◆ Exercise details ◆
Make an exact copy of the data below, leaving out every picture.

/---

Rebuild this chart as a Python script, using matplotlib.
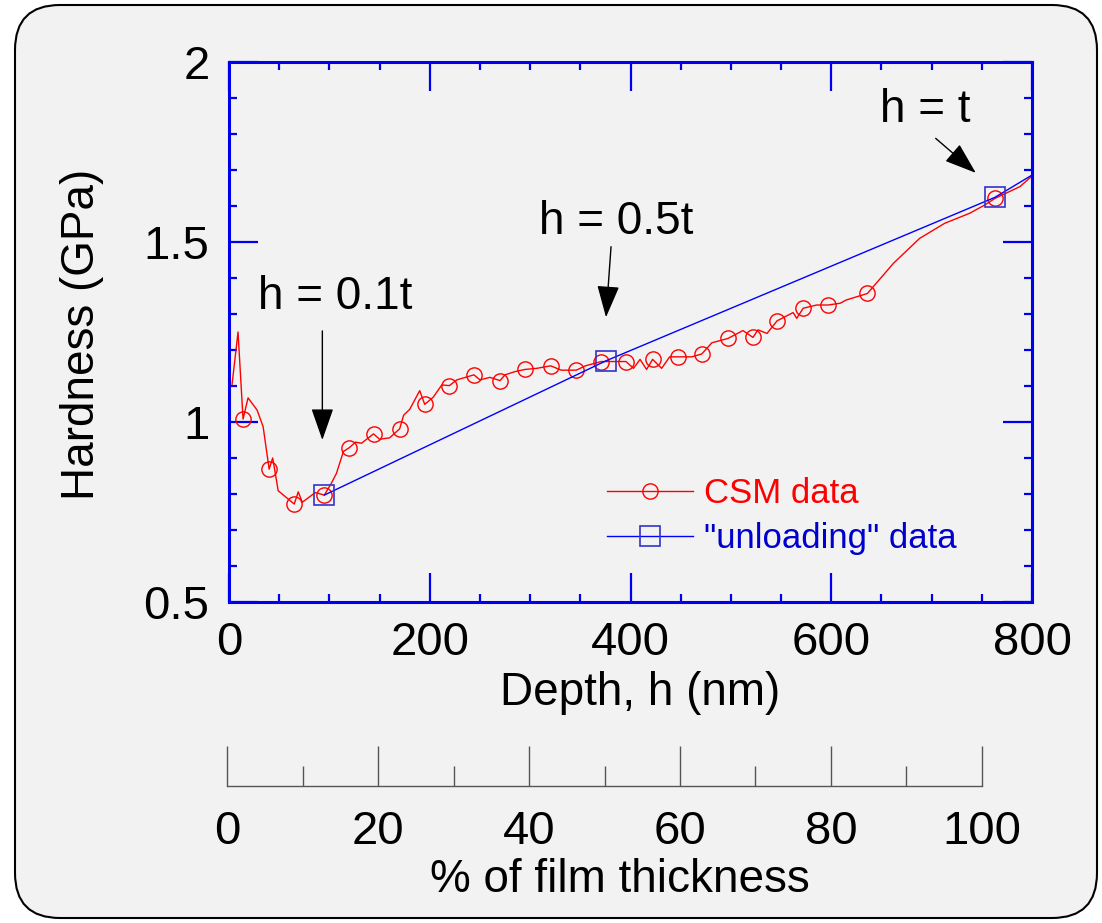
import matplotlib
matplotlib.use('Agg')
import matplotlib.pyplot as plt
from matplotlib.patches import FancyBboxPatch
from matplotlib.ticker import MultipleLocator

plt.rcParams['font.family'] = ['Liberation Sans', 'DejaVu Sans']

# CSM 연속 측정 데이터 (깊이 nm, 경도 GPa)
csm_depth = [3, 9, 14, 19, 28, 34, 40, 43.5, 45, 49, 65, 69, 73, 86, 95, 102, 107, 114,
             120, 126, 132, 144, 150, 160, 170, 174, 180, 190, 195, 203.5, 212, 219.5,
             227, 244, 250, 260, 270, 275, 285, 295, 306.5, 320.5, 331, 346, 355, 371,
             383, 395.5, 403, 409.5, 416, 422, 431, 439, 447.6, 461, 471, 481, 497, 512,
             522, 527, 536, 546, 562, 565.6, 572, 585.5, 597, 609, 615, 636, 662, 688,
             713, 738, 753, 763, 788, 799]
csm_hard = [1.103, 1.25, 1.008, 1.067, 1.033, 0.987, 0.869, 0.90, 0.876, 0.809, 0.772,
            0.806, 0.777, 0.804, 0.797, 0.830, 0.857, 0.918, 0.929, 0.944, 0.941, 0.967,
            0.952, 0.956, 0.981, 1.019, 1.035, 1.087, 1.049, 1.069, 1.103, 1.101, 1.117,
            1.131, 1.117, 1.124, 1.115, 1.131, 1.14, 1.146, 1.149, 1.156, 1.144, 1.144,
            1.156, 1.168, 1.168, 1.168, 1.149, 1.174, 1.146, 1.174, 1.149, 1.181, 1.181,
            1.181, 1.189, 1.22, 1.232, 1.254, 1.235, 1.256, 1.246, 1.281, 1.304, 1.288,
            1.316, 1.325, 1.325, 1.33, 1.339, 1.357, 1.441, 1.51, 1.552, 1.580, 1.603,
            1.621, 1.654, 1.681]
# 원 마커가 찍힌 점의 깊이
csm_marked = [14, 40, 65, 95, 120, 144, 170, 195, 219.5, 244, 270, 295, 320.5, 346, 371,
              395.5, 422, 447.6, 471, 497, 522, 546, 572, 597, 636, 763]

# 언로딩 데이터 (마지막 점은 축 밖으로 이어지는 선)
unl_depth = [95, 375.6, 763, 800]
unl_hard = [0.797, 1.170, 1.624, 1.686]

x_ticks = [0, 200, 400, 600, 800]
x_tick_labels = ['0', '200', '400', '600', '800']
y_ticks = [0.5, 1.0, 1.5, 2.0]
y_tick_labels = ['0.5', '1', '1.5', '2']
pct_ticks = [0, 20, 40, 60, 80, 100]
pct_tick_labels = ['0', '20', '40', '60', '80', '100']

BLUE = '#0000ee'

fig = plt.figure(figsize=(11.02, 9.23), dpi=100, facecolor='white')

# 둥근 모서리 배경 상자
box = FancyBboxPatch((0.15, 0.05), 10.82, 9.13, boxstyle='round,pad=0,rounding_size=0.45',
                     transform=fig.dpi_scale_trans, facecolor='#f2f2f2',
                     edgecolor='black', linewidth=1.5, zorder=-10)
fig.patches.append(box)

ax = fig.add_axes([0.2078, 0.3478, 0.7287, 0.585])
ax.set_facecolor('none')

mark_idx = [csm_depth.index(d) for d in csm_marked]
ax.plot(csm_depth, csm_hard, '-', color='red', linewidth=1.0, marker='o',
        markersize=11, markerfacecolor='none', markeredgewidth=1.0,
        markevery=mark_idx, label='CSM data')
ax.plot(unl_depth, unl_hard, '-', color='#0000ff', linewidth=1.0, marker='s',
        markersize=14, markerfacecolor='none', markeredgecolor='#3333cc',
        markeredgewidth=1.2, markevery=[0, 1, 2], label='"unloading" data')

ax.set_xlim(0, 800)
ax.set_ylim(0.5, 2.0)
ax.set_xticks(x_ticks)
ax.set_xticklabels(x_tick_labels)
ax.set_yticks(y_ticks)
ax.set_yticklabels(y_tick_labels)
ax.xaxis.set_minor_locator(MultipleLocator(50))
ax.yaxis.set_minor_locator(MultipleLocator(0.1))
ax.tick_params(which='both', direction='in', top=True, right=True, color=BLUE,
               labelsize=34, pad=14)
ax.tick_params(which='major', length=21, width=1.6)
ax.tick_params(which='minor', length=6, width=1.6)
for s in ax.spines.values():
    s.set_color(BLUE)
    s.set_linewidth(2.2)

ax.set_xlabel('Depth, h (nm)', fontsize=33)
ax.xaxis.set_label_coords(0.512, -0.128)
ax.set_ylabel('Hardness (GPa)', fontsize=33)
ax.yaxis.set_label_coords(-0.156, 0.495)

# 화살표와 주석
arrow = dict(arrowstyle='-|>,head_length=1.0,head_width=0.35', color='black',
             linewidth=1.0, shrinkA=0, shrinkB=0, mutation_scale=20)
ax.text(105.6, 1.346, 'h = 0.1t', fontsize=33, ha='center', va='center')
ax.annotate('', xy=(93, 0.95), xytext=(93, 1.253), arrowprops=arrow)
ax.text(386, 1.555, 'h = 0.5t', fontsize=33, ha='center', va='center')
ax.annotate('', xy=(375.6, 1.291), xytext=(380.6, 1.487), arrowprops=arrow)
ax.text(693.4, 1.867, 'h = t', fontsize=33, ha='center', va='center')
ax.annotate('', xy=(744, 1.692), xytext=(704, 1.788), arrowprops=arrow)

leg = ax.legend(loc='center left', bbox_to_anchor=(0.4707, 0.159), frameon=False,
                fontsize=25, borderaxespad=0, borderpad=0, handlelength=2.48,
                handletextpad=0.3, labelspacing=0.33, labelcolor=['red', '#0000cc'])

# 아래쪽 필름 두께 % 축
ax2 = fig.add_axes([0.2060, 0.1484, 0.6851, 0.05])
ax2.set_facecolor('none')
for k in ['top', 'left', 'right']:
    ax2.spines[k].set_visible(False)
ax2.spines['bottom'].set_color('#555555')
ax2.spines['bottom'].set_linewidth(1.0)
ax2.set_xlim(0, 100)
ax2.set_yticks([])
ax2.set_xticks(pct_ticks)
ax2.set_xticklabels(pct_tick_labels)
ax2.xaxis.set_minor_locator(MultipleLocator(10))
ax2.tick_params(which='both', direction='in', color='#555555', width=1.0,
                labelsize=34, pad=17)
ax2.tick_params(which='major', length=29)
ax2.tick_params(which='minor', length=14.4)
ax2.set_xlabel('% of film thickness', fontsize=33)
ax2.xaxis.set_label_coords(0.52, -1.55)

fig.savefig('out.png', dpi=100, facecolor='white')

\---

◆ Result of this exercise ◆
Rebuild this chart as a Python script, using matplotlib.
import matplotlib
matplotlib.use('Agg')
import matplotlib.pyplot as plt
from matplotlib.patches import FancyBboxPatch
from matplotlib.ticker import MultipleLocator

plt.rcParams['font.family'] = ['Liberation Sans', 'DejaVu Sans']

# CSM 연속 측정 데이터 (깊이 nm, 경도 GPa)
csm_depth = [3, 9, 14, 19, 28, 34, 40, 43.5, 45, 49, 65, 69, 73, 86, 95, 102, 107, 114,
             120, 126, 132, 144, 150, 160, 170, 174, 180, 190, 195, 203.5, 212, 219.5,
             227, 244, 250, 260, 270, 275, 285, 295, 306.5, 320.5, 331, 346, 355, 371,
             383, 395.5, 403, 409.5, 416, 422, 431, 439, 447.6, 461, 471, 481, 497, 512,
             522, 527, 536, 546, 562, 565.6, 572, 585.5, 597, 609, 615, 636, 662, 688,
             713, 738, 753, 763, 788, 799]
csm_hard = [1.103, 1.25, 1.008, 1.067, 1.033, 0.987, 0.869, 0.90, 0.876, 0.809, 0.772,
            0.806, 0.777, 0.804, 0.797, 0.830, 0.857, 0.918, 0.929, 0.944, 0.941, 0.967,
            0.952, 0.956, 0.981, 1.019, 1.035, 1.087, 1.049, 1.069, 1.103, 1.101, 1.117,
            1.131, 1.117, 1.124, 1.115, 1.131, 1.14, 1.146, 1.149, 1.156, 1.144, 1.144,
            1.156, 1.168, 1.168, 1.168, 1.149, 1.174, 1.146, 1.174, 1.149, 1.181, 1.181,
            1.181, 1.189, 1.22, 1.232, 1.254, 1.235, 1.256, 1.246, 1.281, 1.304, 1.288,
            1.316, 1.325, 1.325, 1.33, 1.339, 1.357, 1.441, 1.51, 1.552, 1.580, 1.603,
            1.621, 1.654, 1.681]
# 원 마커가 찍힌 점의 깊이
csm_marked = [14, 40, 65, 95, 120, 144, 170, 195, 219.5, 244, 270, 295, 320.5, 346, 371,
              395.5, 422, 447.6, 471, 497, 522, 546, 572, 597, 636, 763]

# 언로딩 데이터 (마지막 점은 축 밖으로 이어지는 선)
unl_depth = [95, 375.6, 763, 800]
unl_hard = [0.797, 1.170, 1.624, 1.686]

x_ticks = [0, 200, 400, 600, 800]
x_tick_labels = ['0', '200', '400', '600', '800']
y_ticks = [0.5, 1.0, 1.5, 2.0]
y_tick_labels = ['0.5', '1', '1.5', '2']
pct_ticks = [0, 20, 40, 60, 80, 100]
pct_tick_labels = ['0', '20', '40', '60', '80', '100']

BLUE = '#0000ee'

fig = plt.figure(figsize=(11.02, 9.23), dpi=100, facecolor='white')

# 둥근 모서리 배경 상자
box = FancyBboxPatch((0.15, 0.05), 10.82, 9.13, boxstyle='round,pad=0,rounding_size=0.45',
                     transform=fig.dpi_scale_trans, facecolor='#f2f2f2',
                     edgecolor='black', linewidth=1.5, zorder=-10)
fig.patches.append(box)

ax = fig.add_axes([0.2078, 0.3478, 0.7287, 0.585])
ax.set_facecolor('none')

mark_idx = [csm_depth.index(d) for d in csm_marked]
ax.plot(csm_depth, csm_hard, '-', color='red', linewidth=1.0, marker='o',
        markersize=11, markerfacecolor='none', markeredgewidth=1.0,
        markevery=mark_idx, label='CSM data')
ax.plot(unl_depth, unl_hard, '-', color='#0000ff', linewidth=1.0, marker='s',
        markersize=14, markerfacecolor='none', markeredgecolor='#3333cc',
        markeredgewidth=1.2, markevery=[0, 1, 2], label='"unloading" data')

ax.set_xlim(0, 800)
ax.set_ylim(0.5, 2.0)
ax.set_xticks(x_ticks)
ax.set_xticklabels(x_tick_labels)
ax.set_yticks(y_ticks)
ax.set_yticklabels(y_tick_labels)
ax.xaxis.set_minor_locator(MultipleLocator(50))
ax.yaxis.set_minor_locator(MultipleLocator(0.1))
ax.tick_params(which='both', direction='in', top=True, right=True, color=BLUE,
               labelsize=34, pad=14)
ax.tick_params(which='major', length=21, width=1.6)
ax.tick_params(which='minor', length=6, width=1.6)
for s in ax.spines.values():
    s.set_color(BLUE)
    s.set_linewidth(2.2)

ax.set_xlabel('Depth, h (nm)', fontsize=33)
ax.xaxis.set_label_coords(0.512, -0.128)
ax.set_ylabel('Hardness (GPa)', fontsize=33)
ax.yaxis.set_label_coords(-0.156, 0.495)

# 화살표와 주석
arrow = dict(arrowstyle='-|>,head_length=1.0,head_width=0.35', color='black',
             linewidth=1.0, shrinkA=0, shrinkB=0, mutation_scale=20)
ax.text(105.6, 1.346, 'h = 0.1t', fontsize=33, ha='center', va='center')
ax.annotate('', xy=(93, 0.95), xytext=(93, 1.253), arrowprops=arrow)
ax.text(386, 1.555, 'h = 0.5t', fontsize=33, ha='center', va='center')
ax.annotate('', xy=(375.6, 1.291), xytext=(380.6, 1.487), arrowprops=arrow)
ax.text(693.4, 1.867, 'h = t', fontsize=33, ha='center', va='center')
ax.annotate('', xy=(744, 1.692), xytext=(704, 1.788), arrowprops=arrow)

leg = ax.legend(loc='center left', bbox_to_anchor=(0.4707, 0.159), frameon=False,
                fontsize=25, borderaxespad=0, borderpad=0, handlelength=2.48,
                handletextpad=0.3, labelspacing=0.33, labelcolor=['red', '#0000cc'])

# 아래쪽 필름 두께 % 축
ax2 = fig.add_axes([0.2060, 0.1484, 0.6851, 0.05])
ax2.set_facecolor('none')
for k in ['top', 'left', 'right']:
    ax2.spines[k].set_visible(False)
ax2.spines['bottom'].set_color('#555555')
ax2.spines['bottom'].set_linewidth(1.0)
ax2.set_xlim(0, 100)
ax2.set_yticks([])
ax2.set_xticks(pct_ticks)
ax2.set_xticklabels(pct_tick_labels)
ax2.xaxis.set_minor_locator(MultipleLocator(10))
ax2.tick_params(which='both', direction='in', color='#555555', width=1.0,
                labelsize=34, pad=17)
ax2.tick_params(which='major', length=29)
ax2.tick_params(which='minor', length=14.4)
ax2.set_xlabel('% of film thickness', fontsize=33)
ax2.xaxis.set_label_coords(0.52, -1.55)

fig.savefig('out.png', dpi=100, facecolor='white')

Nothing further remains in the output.